As far as her physical health was concerned, her hair fell out and she lost a lot of weight. Her representative said that since 2012, Ms U’s health had declined markedly: she had recently had a bypass operation, had deep vein thrombosis and poor blood flow in her legs and was due to have a toe amputated.”
Her underpayment went on for over five years from May 2012 to August 2017 before finally her arrears which then added up to £19,832.55 were paid. But she felt she was also entitled to compensation as the error had been committed by the ministry. The Ombudsman agreed in a report she had suffered an injustice and said the Department should pay her £7,500 compensation and interest on the lost benefit of over £19,000.
NAO report forced the department to find 118,000 other cases
She was not alone. An investigation by the National Audit Office found that some 118,000 disabled people had suffered the same fate prompting anger among MPs on the Commons Works and Pensions and the Public Accounts Committee at this huge error. Some £600m has had to be paid in arrears.
The Ombudsman also recommended that the rest of the 118,000 should also get compensation for maladministration and the department should take a proactive approach to deal with this.
It has now emerged that the department has refused to do this – despite the Ombudsman’s recommendation. I am indebted to Professor Robert Thomas at Manchester University and CEDAWinLAW who spotted this in a freedom of information request two days ago. See @RobertThomas223 and his tweet thread of August 5.
He said in a series of tweets:
“This issue is important because @dwp underpaid these people their benefit entitlements and many will have suffered injustice as a result. @PHSOmbudsman recommended that @DWP proactively compensate them. It refused. Affected people must approach DWP instead.

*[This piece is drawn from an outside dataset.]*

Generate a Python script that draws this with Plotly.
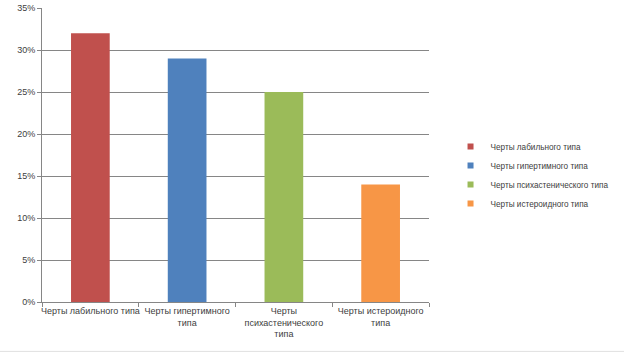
import plotly.graph_objects as go

categories = ["Черты лабильного типа", "Черты гипертимного<br>типа",
              "Черты<br>психастенического<br>типа", "Черты истероидного<br>типа"]
series_names = ["Черты лабильного типа", "Черты гипертимного типа",
                "Черты психастенического типа", "Черты истероидного типа"]
values = [0.32, 0.29, 0.25, 0.14]
colors = ["#C0504D", "#4F81BD", "#9BBB59", "#F79646"]
y_ticks = [0, 0.05, 0.10, 0.15, 0.20, 0.25, 0.30, 0.35]
y_tick_labels = ["0%", "5%", "10%", "15%", "20%", "25%", "30%", "35%"]

FAM = "Liberation Sans Narrow, Liberation Sans, Arial, sans-serif"

fig = go.Figure()
for cat, name, v, c in zip(categories, series_names, values, colors):
    fig.add_trace(go.Bar(x=[cat], y=[v], name=name, marker_color=c,
                         marker_line_width=0, width=0.4, showlegend=False))
# legend entries with small square swatches
for name, c in zip(series_names, colors):
    fig.add_trace(go.Scatter(x=[None], y=[None], mode="markers", name=name,
                             marker=dict(symbol="square", size=6, color=c)))

font = dict(family=FAM, size=9, color="#404040")
fig.update_layout(
    width=624, height=352,
    margin=dict(l=42, r=195, t=8, b=50, autoexpand=False),
    paper_bgcolor="white", plot_bgcolor="white",
    barmode="overlay",
    font=font,
    showlegend=True,
    legend=dict(xref="container", yref="container", x=0.722, y=0.503,
                xanchor="left", yanchor="middle",
                font=dict(family=FAM, size=8.2, color="#404040"),
                itemwidth=30, tracegroupgap=0, bgcolor="rgba(0,0,0,0)"),
    xaxis=dict(type="category", categoryorder="array", categoryarray=categories,
               showline=True, linecolor="#868686", linewidth=1,
               ticks="outside", tickson="boundaries", ticklen=4, tickcolor="#868686",
               showgrid=False, tickangle=0, tickfont=font, automargin=False),
    yaxis=dict(range=[0, 0.35], tickvals=y_ticks, ticktext=y_tick_labels,
               showline=True, linecolor="#868686", linewidth=1,
               ticks="outside", ticklen=4, tickcolor="#868686",
               showgrid=True, gridcolor="#868686", gridwidth=1,
               zeroline=False, tickfont=font, automargin=False),
)
fig.add_shape(type="line", xref="paper", yref="paper", x0=-0.2, x1=1.6,
              y0=-0.168, y1=-0.168, line=dict(color="#E0E0E0", width=1))
fig.write_html("out.html")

“But many people lack the confidence, stamina and knowledge to seek redress from government. Also, this is a largely vulnerable cohort of people. The result: unremedied injustice because of @dwp
“The underlying issue is, of course, money and almost certainly HM Treasury’s refusal to fund compensation. But the DWP can present itself as being fair: “anyone can contact us” while also knowing that few affected people will actually do so in practice. “

Since seeing this I have contacted Sir Stephen Timms, Labour chair of the Commons Works and Pensions Committee, to see if, as they promised the Ombudsman, the DWP had alerted him to the decision. Initially he said he could not recall getting this and promised to investigate what has happened.

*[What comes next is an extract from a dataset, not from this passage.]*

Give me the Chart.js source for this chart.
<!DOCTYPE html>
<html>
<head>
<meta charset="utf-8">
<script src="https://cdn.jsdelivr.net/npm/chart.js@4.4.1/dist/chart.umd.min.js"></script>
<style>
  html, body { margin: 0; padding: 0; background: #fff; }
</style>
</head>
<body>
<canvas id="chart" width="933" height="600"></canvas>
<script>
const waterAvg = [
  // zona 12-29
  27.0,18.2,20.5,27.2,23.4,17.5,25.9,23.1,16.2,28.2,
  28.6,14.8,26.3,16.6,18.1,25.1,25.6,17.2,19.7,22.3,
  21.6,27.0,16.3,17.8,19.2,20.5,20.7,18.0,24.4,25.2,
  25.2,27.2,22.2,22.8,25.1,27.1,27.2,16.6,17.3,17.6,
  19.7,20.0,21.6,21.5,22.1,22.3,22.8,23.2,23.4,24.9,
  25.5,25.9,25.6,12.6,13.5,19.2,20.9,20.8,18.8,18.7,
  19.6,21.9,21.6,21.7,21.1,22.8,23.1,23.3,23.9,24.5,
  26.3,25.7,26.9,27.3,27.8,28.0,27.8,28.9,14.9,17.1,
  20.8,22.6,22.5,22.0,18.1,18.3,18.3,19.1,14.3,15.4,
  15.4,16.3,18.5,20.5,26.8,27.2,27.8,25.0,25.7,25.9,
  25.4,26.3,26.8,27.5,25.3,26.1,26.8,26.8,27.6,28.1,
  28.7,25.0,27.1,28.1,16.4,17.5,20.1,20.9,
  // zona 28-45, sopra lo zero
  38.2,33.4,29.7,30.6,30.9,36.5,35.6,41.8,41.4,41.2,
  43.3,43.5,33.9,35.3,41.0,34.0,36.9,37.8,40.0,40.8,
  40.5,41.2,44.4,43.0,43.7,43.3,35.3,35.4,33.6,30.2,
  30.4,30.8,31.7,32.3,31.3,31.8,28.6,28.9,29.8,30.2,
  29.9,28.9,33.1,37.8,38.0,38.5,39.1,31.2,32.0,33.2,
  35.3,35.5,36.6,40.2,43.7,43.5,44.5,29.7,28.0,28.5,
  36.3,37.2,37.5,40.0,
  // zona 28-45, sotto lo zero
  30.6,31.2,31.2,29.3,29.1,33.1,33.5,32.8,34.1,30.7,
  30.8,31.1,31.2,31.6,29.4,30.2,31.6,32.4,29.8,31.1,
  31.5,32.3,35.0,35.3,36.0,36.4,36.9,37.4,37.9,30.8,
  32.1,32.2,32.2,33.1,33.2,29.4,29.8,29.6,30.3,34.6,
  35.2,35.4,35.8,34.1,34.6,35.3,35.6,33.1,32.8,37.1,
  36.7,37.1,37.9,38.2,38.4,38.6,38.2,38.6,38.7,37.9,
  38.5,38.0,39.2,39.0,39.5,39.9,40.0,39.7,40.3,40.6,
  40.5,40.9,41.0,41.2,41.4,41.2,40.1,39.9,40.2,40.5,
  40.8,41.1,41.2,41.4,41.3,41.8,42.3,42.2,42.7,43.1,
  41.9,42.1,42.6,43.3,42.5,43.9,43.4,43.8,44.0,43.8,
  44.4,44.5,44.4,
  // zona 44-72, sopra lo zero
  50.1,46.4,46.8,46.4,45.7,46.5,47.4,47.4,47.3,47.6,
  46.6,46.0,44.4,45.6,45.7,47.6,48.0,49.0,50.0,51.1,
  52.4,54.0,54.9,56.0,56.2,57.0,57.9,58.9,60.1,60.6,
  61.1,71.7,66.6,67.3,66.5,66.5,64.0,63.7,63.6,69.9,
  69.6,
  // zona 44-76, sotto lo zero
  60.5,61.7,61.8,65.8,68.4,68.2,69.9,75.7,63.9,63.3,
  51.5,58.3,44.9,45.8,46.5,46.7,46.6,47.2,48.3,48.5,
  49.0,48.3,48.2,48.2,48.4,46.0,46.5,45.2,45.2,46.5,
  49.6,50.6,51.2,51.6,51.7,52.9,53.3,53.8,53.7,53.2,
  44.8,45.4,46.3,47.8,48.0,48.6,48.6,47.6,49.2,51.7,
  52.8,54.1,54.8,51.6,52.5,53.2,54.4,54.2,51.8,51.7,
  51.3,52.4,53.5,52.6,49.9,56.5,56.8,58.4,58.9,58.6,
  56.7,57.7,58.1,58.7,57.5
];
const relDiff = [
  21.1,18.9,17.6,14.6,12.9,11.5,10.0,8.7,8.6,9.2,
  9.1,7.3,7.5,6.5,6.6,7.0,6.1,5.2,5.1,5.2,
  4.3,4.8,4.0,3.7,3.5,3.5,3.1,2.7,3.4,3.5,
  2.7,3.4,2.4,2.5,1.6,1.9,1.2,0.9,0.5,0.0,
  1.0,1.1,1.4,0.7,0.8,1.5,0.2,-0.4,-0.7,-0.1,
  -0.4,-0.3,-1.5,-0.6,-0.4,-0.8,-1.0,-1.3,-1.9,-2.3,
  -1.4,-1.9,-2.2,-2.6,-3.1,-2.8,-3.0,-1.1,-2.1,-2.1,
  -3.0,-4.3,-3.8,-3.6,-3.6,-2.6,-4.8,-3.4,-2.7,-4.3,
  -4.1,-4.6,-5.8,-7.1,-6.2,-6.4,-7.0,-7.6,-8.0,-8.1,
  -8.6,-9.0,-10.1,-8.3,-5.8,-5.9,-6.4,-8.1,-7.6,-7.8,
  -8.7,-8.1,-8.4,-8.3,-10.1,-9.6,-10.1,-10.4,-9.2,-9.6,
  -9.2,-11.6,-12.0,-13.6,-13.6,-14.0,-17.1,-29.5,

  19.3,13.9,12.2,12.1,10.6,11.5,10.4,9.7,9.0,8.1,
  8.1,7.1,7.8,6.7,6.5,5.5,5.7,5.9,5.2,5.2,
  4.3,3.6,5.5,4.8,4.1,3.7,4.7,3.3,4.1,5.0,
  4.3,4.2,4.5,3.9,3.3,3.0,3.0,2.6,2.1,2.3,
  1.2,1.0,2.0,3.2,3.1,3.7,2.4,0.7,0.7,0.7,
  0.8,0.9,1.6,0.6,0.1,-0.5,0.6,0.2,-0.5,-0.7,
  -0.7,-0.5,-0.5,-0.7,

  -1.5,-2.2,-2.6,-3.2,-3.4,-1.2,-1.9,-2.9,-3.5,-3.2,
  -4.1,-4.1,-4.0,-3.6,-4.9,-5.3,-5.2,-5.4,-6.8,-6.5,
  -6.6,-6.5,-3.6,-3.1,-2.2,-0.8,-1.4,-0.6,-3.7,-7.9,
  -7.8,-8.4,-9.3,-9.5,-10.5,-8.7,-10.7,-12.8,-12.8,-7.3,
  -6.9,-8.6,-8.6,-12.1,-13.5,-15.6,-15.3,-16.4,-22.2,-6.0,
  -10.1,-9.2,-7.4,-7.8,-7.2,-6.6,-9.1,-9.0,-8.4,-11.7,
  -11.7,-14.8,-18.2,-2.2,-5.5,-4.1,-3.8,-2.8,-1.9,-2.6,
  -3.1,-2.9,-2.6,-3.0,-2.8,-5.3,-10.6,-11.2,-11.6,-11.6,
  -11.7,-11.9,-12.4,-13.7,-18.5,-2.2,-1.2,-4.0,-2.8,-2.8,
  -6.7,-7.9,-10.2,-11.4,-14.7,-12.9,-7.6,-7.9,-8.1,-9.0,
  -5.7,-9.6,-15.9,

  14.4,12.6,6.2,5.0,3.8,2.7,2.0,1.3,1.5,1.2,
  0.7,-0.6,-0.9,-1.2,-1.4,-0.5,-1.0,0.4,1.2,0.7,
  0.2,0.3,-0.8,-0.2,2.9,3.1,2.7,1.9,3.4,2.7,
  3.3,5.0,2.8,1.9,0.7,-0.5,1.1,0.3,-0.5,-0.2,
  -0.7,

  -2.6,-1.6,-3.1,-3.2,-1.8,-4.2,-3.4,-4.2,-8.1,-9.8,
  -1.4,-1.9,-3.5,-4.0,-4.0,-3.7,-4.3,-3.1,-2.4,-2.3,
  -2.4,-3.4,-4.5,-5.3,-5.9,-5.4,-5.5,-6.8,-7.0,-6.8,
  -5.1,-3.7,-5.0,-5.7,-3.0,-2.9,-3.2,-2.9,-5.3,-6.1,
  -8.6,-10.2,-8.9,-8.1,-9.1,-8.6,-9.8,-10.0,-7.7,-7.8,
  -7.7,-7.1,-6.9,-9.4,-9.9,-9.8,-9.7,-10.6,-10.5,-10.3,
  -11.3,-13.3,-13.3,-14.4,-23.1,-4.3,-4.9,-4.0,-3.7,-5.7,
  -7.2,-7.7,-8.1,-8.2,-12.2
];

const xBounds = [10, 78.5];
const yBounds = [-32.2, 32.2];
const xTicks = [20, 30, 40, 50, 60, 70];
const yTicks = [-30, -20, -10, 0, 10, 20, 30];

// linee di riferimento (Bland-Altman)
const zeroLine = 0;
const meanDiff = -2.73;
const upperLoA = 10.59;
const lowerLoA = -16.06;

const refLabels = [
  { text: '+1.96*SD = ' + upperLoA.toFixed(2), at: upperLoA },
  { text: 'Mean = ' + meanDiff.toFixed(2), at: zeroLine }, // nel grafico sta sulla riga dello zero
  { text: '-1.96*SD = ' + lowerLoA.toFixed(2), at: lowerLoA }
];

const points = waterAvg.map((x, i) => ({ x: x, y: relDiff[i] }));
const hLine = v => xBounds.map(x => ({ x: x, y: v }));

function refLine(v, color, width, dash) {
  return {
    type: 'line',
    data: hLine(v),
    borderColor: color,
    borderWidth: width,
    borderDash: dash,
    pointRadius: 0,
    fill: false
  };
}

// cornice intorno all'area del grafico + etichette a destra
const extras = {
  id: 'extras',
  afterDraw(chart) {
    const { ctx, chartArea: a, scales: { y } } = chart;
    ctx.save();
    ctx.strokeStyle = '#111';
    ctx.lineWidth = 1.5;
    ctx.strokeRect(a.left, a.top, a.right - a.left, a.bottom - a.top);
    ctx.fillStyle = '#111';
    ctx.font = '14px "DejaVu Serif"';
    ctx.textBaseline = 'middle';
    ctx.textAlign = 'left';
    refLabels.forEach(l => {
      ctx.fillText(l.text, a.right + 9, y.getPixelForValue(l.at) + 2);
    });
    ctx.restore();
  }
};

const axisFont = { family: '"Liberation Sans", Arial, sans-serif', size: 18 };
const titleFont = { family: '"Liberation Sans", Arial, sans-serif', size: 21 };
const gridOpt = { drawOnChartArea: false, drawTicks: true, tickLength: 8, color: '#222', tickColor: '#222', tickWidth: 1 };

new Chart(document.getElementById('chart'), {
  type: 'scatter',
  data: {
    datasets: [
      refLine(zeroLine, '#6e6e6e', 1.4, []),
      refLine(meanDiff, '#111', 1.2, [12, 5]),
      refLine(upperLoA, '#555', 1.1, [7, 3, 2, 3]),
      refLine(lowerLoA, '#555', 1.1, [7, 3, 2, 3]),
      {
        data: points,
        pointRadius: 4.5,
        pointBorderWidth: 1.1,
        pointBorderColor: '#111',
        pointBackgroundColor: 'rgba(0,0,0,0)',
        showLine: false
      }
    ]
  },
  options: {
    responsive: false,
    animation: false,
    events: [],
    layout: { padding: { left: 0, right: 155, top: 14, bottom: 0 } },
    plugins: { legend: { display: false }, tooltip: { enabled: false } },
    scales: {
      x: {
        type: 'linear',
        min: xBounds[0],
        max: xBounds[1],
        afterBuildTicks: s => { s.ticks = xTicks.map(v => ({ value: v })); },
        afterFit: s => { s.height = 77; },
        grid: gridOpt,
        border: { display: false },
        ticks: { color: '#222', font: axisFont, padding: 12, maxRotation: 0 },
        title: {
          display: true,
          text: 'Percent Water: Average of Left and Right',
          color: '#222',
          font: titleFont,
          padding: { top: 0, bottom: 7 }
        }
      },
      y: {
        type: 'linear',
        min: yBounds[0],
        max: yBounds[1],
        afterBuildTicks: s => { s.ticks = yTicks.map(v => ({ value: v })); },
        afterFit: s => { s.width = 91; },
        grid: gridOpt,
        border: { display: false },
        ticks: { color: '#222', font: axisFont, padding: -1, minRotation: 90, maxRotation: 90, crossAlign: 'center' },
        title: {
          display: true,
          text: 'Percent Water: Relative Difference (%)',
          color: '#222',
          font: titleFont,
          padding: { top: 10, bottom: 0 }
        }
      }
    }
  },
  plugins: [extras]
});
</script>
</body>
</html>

There is another big issue. This could impact on the Waspi campaign and the all party state pension inequality group of MPs to get compensation for women through a report from the Ombudsman. If after the Ombudsman says compensation is due the DWP follows this practice for the 3.8 million – six people will get compensation and the remaining 3.6 million still alive will have to write individual letters outlining their case to the ministry for any money due which will take even more time to resolve. You have been warned.